I truck over to the bursar's office and wait outside the door, beside a young woman growing hysterical on the phone. Obviously a new freshman, obviously upset, I ask her if I can help. Turns out she had a last minute drop/add, knows the class she's supposed to be in is in this building, but doesn't know where. No computer terminals for her to log into the student system and look at a copy. She, near tears, asks a woman walking into the bursar's office (whose windows are taped opaque - nice welcome, that), and the reply is a brusque "Sorry, honey, can't help you. Looks like you're out of luck." Woman walks into office, and locks door behind her.

Bucket. Of. Fail.

My reaction (which was likely obvious on my face) was a giant WTF. I tell now-crying girl she can call Valarie at the reference desk and give her instructions on how to log into the system for her, if she doesn't mind giving up her password. Girl thinks this is too complicated - so do I. Hmm. The freshman now decides at 10 minutes past she is too late and will just skip the class. I barge into the Disbursement office, and ask if anyone can give this poor girl computer access or look up her schedule, and a nice woman says yes. Girl soon dashes off to class with a wave and a "thank you so much," so, yay, my job done.

Not really. Did I mention I was already in a mood when I got over there?

Bursar's office opens up and lo and behold, who is chitchatting with her bursarial comrades than Rude Lady. I walk up to Rude Lady's window and inform her that I was appalled at her treatment of an obviously new and upset student when it would have taken 2 minutes of her time, and that as a faculty member, I thought she set a really terrible example for anyone who might have seen it.
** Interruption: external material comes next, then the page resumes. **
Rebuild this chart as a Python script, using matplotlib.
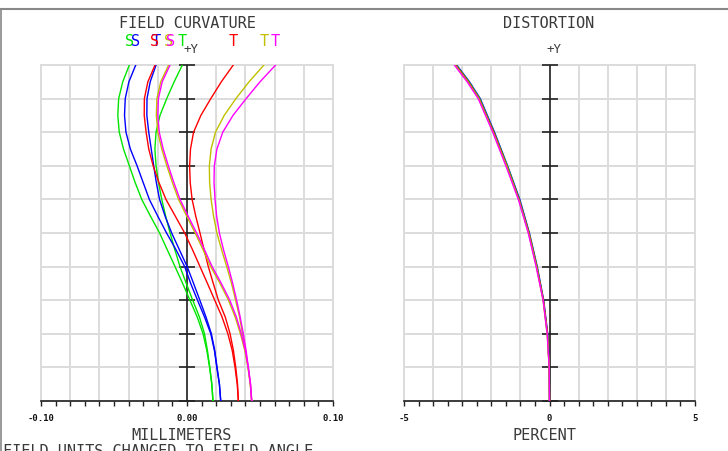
import numpy as np
import matplotlib
matplotlib.use("Agg")
import matplotlib.pyplot as plt

# field fraction, 0 = on axis, 1 = full field
FIELD = [0.00, 0.05, 0.10, 0.15, 0.20, 0.25, 0.30, 0.35, 0.40, 0.45, 0.50,
         0.55, 0.60, 0.65, 0.70, 0.75, 0.80, 0.85, 0.90, 0.95, 1.00]
GRID_FIELD = [0.0, 0.1, 0.2, 0.3, 0.4, 0.5, 0.6, 0.7, 0.8, 0.9, 1.0]

# field curvature in mm, sagittal (S) and tangential (T) per wavelength
GREEN_S = [0.0178, 0.0170, 0.0155, 0.0136, 0.0110, 0.0070, 0.0020, -0.0030, -0.0082, -0.0135, -0.0188,
           -0.0250, -0.0310, -0.0355, -0.0395, -0.0435, -0.0464, -0.0474, -0.0468, -0.0440, -0.0395]
GREEN_T = [0.0178, 0.0170, 0.0156, 0.0140, 0.0120, 0.0085, 0.0039, -0.0005, -0.0048, -0.0083, -0.0116,
           -0.0146, -0.0173, -0.0195, -0.0212, -0.0220, -0.0212, -0.0185, -0.0139, -0.0088, -0.0032]
BLUE_S = [0.0231, 0.0222, 0.0204, 0.0188, 0.0163, 0.0120, 0.0072, 0.0025, -0.0016, -0.0075, -0.0140,
          -0.0200, -0.0258, -0.0300, -0.0342, -0.0388, -0.0418, -0.0428, -0.0423, -0.0398, -0.0351]
BLUE_T = [0.0231, 0.0222, 0.0206, 0.0190, 0.0167, 0.0130, 0.0088, 0.0045, 0.0001, -0.0052, -0.0105,
          -0.0150, -0.0188, -0.0210, -0.0228, -0.0245, -0.0262, -0.0275, -0.0274, -0.0252, -0.0212]
RED_S = [0.0352, 0.0344, 0.0329, 0.0310, 0.0280, 0.0240, 0.0190, 0.0140, 0.0089, 0.0038, -0.0016,
         -0.0080, -0.0144, -0.0192, -0.0232, -0.0262, -0.0280, -0.0293, -0.0292, -0.0268, -0.0219]
RED_T = [0.0352, 0.0346, 0.0334, 0.0318, 0.0295, 0.0262, 0.0215, 0.0180, 0.0146, 0.0117, 0.0089,
         0.0060, 0.0035, 0.0022, 0.0018, 0.0024, 0.0045, 0.0095, 0.0163, 0.0235, 0.0317]
YELLOW_S = [0.0443, 0.0434, 0.0418, 0.0396, 0.0366, 0.0330, 0.0284, 0.0226, 0.0162, 0.0110, 0.0056,
            -0.0002, -0.0058, -0.0100, -0.0138, -0.0173, -0.0200, -0.0210, -0.0206, -0.0180, -0.0126]
YELLOW_T = [0.0443, 0.0433, 0.0418, 0.0400, 0.0380, 0.0360, 0.0333, 0.0305, 0.0272, 0.0237, 0.0205,
            0.0182, 0.0165, 0.0155, 0.0153, 0.0165, 0.0195, 0.0255, 0.0335, 0.0425, 0.0527]
MAGENTA_S = [0.0443, 0.0435, 0.0420, 0.0400, 0.0372, 0.0338, 0.0293, 0.0235, 0.0172, 0.0120, 0.0066,
             0.0008, -0.0048, -0.0090, -0.0128, -0.0163, -0.0190, -0.0200, -0.0196, -0.0170, -0.0116]
MAGENTA_T = [0.0443, 0.0435, 0.0420, 0.0405, 0.0386, 0.0364, 0.0340, 0.0313, 0.0283, 0.0250, 0.0222,
             0.0203, 0.0192, 0.0185, 0.0187, 0.0205, 0.0245, 0.0315, 0.0405, 0.0500, 0.0607]

# distortion in percent per wavelength
DIST_FIELD = [0.0, 0.1, 0.2, 0.3, 0.4, 0.5, 0.6, 0.7, 0.8, 0.9, 0.95, 1.0]
DIST_BLUE = [0.0, -0.01, -0.06, -0.20, -0.42, -0.69, -1.02, -1.44, -1.89, -2.38, -2.75, -3.19]
DIST_GREEN = [0.0, -0.01, -0.07, -0.21, -0.43, -0.70, -1.04, -1.45, -1.91, -2.40, -2.77, -3.21]
DIST_RED = [0.0, -0.01, -0.07, -0.21, -0.44, -0.71, -1.05, -1.47, -1.92, -2.42, -2.79, -3.23]
DIST_YELLOW = [0.0, -0.01, -0.08, -0.22, -0.45, -0.72, -1.06, -1.48, -1.94, -2.43, -2.81, -3.25]
DIST_MAGENTA = [0.0, -0.01, -0.08, -0.22, -0.46, -0.73, -1.07, -1.50, -1.95, -2.45, -2.83, -3.27]

C_GREEN = "#00e600"
C_BLUE = "#0000ff"
C_RED = "#ff0000"
C_YELLOW = "#c0c000"
C_MAGENTA = "#ff00ff"

MONO = "DejaVu Sans Mono"
GRID_C = "#dcdcdc"
TXT_C = "#3a3a3a"


def setup_axes(ax, xmin, xmax, grid_step, tick_step, labels):
    ax.set_xlim(xmin, xmax)
    ax.set_ylim(0, 1)
    for s in ["top", "left", "right"]:
        ax.spines[s].set_visible(False)
    ax.spines["bottom"].set_color("#222222")
    ax.spines["bottom"].set_linewidth(1.2)
    ax.set_yticks([])

    # grid
    for gx in np.arange(xmin, xmax + grid_step / 2, grid_step):
        ax.axvline(gx, color=GRID_C, lw=1.4, zorder=0, clip_on=False)
    for gy in GRID_FIELD:
        ax.axhline(gy, color=GRID_C, lw=1.4, zorder=0, clip_on=False)

    ticks = np.arange(xmin, xmax + tick_step / 2, tick_step)
    tl = [labels.get(round(t, 4), "") for t in ticks]
    ax.set_xticks(ticks)
    ax.set_xticklabels(tl, fontfamily=MONO, fontweight="bold", fontsize=6.5, color="#111111")
    ax.tick_params(axis="x", direction="out", length=3.5, width=1.0, color="#222222", pad=6)

    # central +Y axis with tick marks
    ax.axvline(0, color="#333333", lw=1.3, zorder=1)
    ax.plot([0] * len(GRID_FIELD), GRID_FIELD, ls="none", marker="_", ms=11, mew=1.2,
            color="#222222", zorder=1, clip_on=False)
    ax.annotate("+Y", (0, 1.0), xytext=(3, 11), textcoords="offset points", ha="center",
                va="center", fontfamily=MONO, fontsize=9, color=TXT_C)


fig = plt.figure(figsize=(7.28, 4.51), dpi=100)

# frame lines
fig.add_artist(plt.Line2D([0, 1], [1 - 9 / 451, 1 - 9 / 451], color="#888888", lw=1.5))
fig.add_artist(plt.Line2D([1 / 728, 1 / 728], [0, 1 - 9 / 451], color="#888888", lw=1.2))

ax1 = fig.add_axes([41 / 728, 50 / 451, 292 / 728, 336 / 451])
ax2 = fig.add_axes([404 / 728, 50 / 451, 291 / 728, 336 / 451])

setup_axes(ax1, -0.10, 0.10, 0.02, 0.01, {-0.1: "-0.10", 0.0: "0.00", 0.1: "0.10"})
setup_axes(ax2, -5, 5, 1, 0.5, {-5.0: "-5", 0.0: "0", 5.0: "5"})

curves = [
    (GREEN_S, GREEN_T, C_GREEN),
    (BLUE_S, BLUE_T, C_BLUE),
    (RED_S, RED_T, C_RED),
    (YELLOW_S, YELLOW_T, C_YELLOW),
    (MAGENTA_S, MAGENTA_T, C_MAGENTA),
]
for s, t, c in curves:
    ax1.plot(s, FIELD, color=c, lw=1.0, zorder=3, solid_joinstyle="round")
    ax1.plot(t, FIELD, color=c, lw=1.0, zorder=3, solid_joinstyle="round")
    ax1.annotate("S", (s[-1], 1.0), xytext=(0, 17), textcoords="offset points", ha="center",
                 va="center", fontfamily=MONO, fontsize=11, color=c)
    ax1.annotate("T", (t[-1], 1.0), xytext=(0, 17), textcoords="offset points", ha="center",
                 va="center", fontfamily=MONO, fontsize=11, color=c)

for d, c in [(DIST_BLUE, C_BLUE), (DIST_GREEN, C_GREEN), (DIST_RED, C_RED),
             (DIST_YELLOW, C_YELLOW), (DIST_MAGENTA, C_MAGENTA)]:
    ax2.plot(d, DIST_FIELD, color=c, lw=1.0, zorder=3)

# titles and axis names
fig.text(187 / 728, 1 - 23 / 451, "FIELD CURVATURE", ha="center", va="center",
         fontfamily=MONO, fontsize=11, color=TXT_C)
fig.text(549 / 728, 1 - 23 / 451, "DISTORTION", ha="center", va="center",
         fontfamily=MONO, fontsize=11, color=TXT_C)
fig.text(182 / 728, 1 - 436 / 451, "MILLIMETERS", ha="center", va="center",
         fontfamily=MONO, fontsize=11, color=TXT_C)
fig.text(544 / 728, 1 - 436 / 451, "PERCENT", ha="center", va="center",
         fontfamily=MONO, fontsize=11, color=TXT_C)
fig.text(3 / 728, 1 - 444 / 451, "FIELD UNITS CHANGED TO FIELD ANGLE", ha="left", va="top",
         fontfamily=MONO, fontsize=11, color=TXT_C)

fig.savefig("out.png", dpi=100)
I told her that her customer service was an embarrassment to every UTC employee and that I was glad I worked at the library where we take our influence on students seriously. (I was already cranky about a number of other things. And I realize it was not my place to chastise a staff member I don't supervise. But I really was horrified at her callousness.) I paid for my card replacement and left, still steamed.

Now, I understand the stresses of working at an office like the bursar, or the registrar, or admissions. People come in making demands you can't help them with for a variety of reasons, most of them the customer's fault. I've been there, I know all about this. But in addition to actually doing the work of bill collecting and such, customer service is also part of your job. Feel superior to people later when you're off work, or on your lunch hour. But if someone has a simple request that it doesn't hurt you to help them with, why wouldn't you? It makes you look like an ass in front of any other faculty or staff that see you, and you upset a brand new student who is still trying to find her way around.

UGH, people. If you cannot be civil and help, get out of the service position you are in. You're not doing us as an institution any favors. And you never know if someone who sees an exchange like this is going to blog about it, and mention that while the one lady in the bursar's office is a complete witch, the disbursements office seems to be filled with friendly, helpful folks. Mental note made.


Ryan Deschamps said…
This hits home pretty hard. When I took my first shot at an undergrad, I came from a family with zero post-grad experience. I barely knew what a university was, forget having to deal with self-important academic bureaucracy.

If universities want to play any role in helping young people be the best they can be, they should start at making the registration process as friendly as possible. Big fail here.
Allison said…
Hell, it's not even about customer service sometimes. It's about not being a crappy person.

There are no classes that meet in my building, but I guarantee you that when students come back next week I will encounter at least a half a dozen lost undergrads wandering the halls when they really ought to be next door. We stop them, ask if they need help, and point them in the right direction. Since we're the PR office we have a stack of campus maps (a good thing for every office to have) and will help them locate their building on it. And believe me, we are like grand central station for people asking us to help with things that aren't our job. But we still take the time to be considerate to people in need of help.

And you know what? I was late to my first college class ever because I couldn't find the room. And I would have been horrified if nobody would help me.
Colleen said…
@Ryan - yep. We serve a largely 1st generation college student population. You can't expect people to just "know" things.

@allison - I vote that we revoke this lady's personhood. And hooray on you for rescuing lost frosh!
Allison said…
Let me add something - at Big State U. where I work (and Colleen used to, so she knows what I'm talking about), the campus is huge and very intimidating to new freshmen. So at least last year we stationed volunteer faculty and staff around campus wearing blue shirts and holding stacks of maps on the first day of class. So lost students could easily identify someone to point them toward various campus buildings. It didn't really cost the university anything, and probably saved some people from being lost and anxious.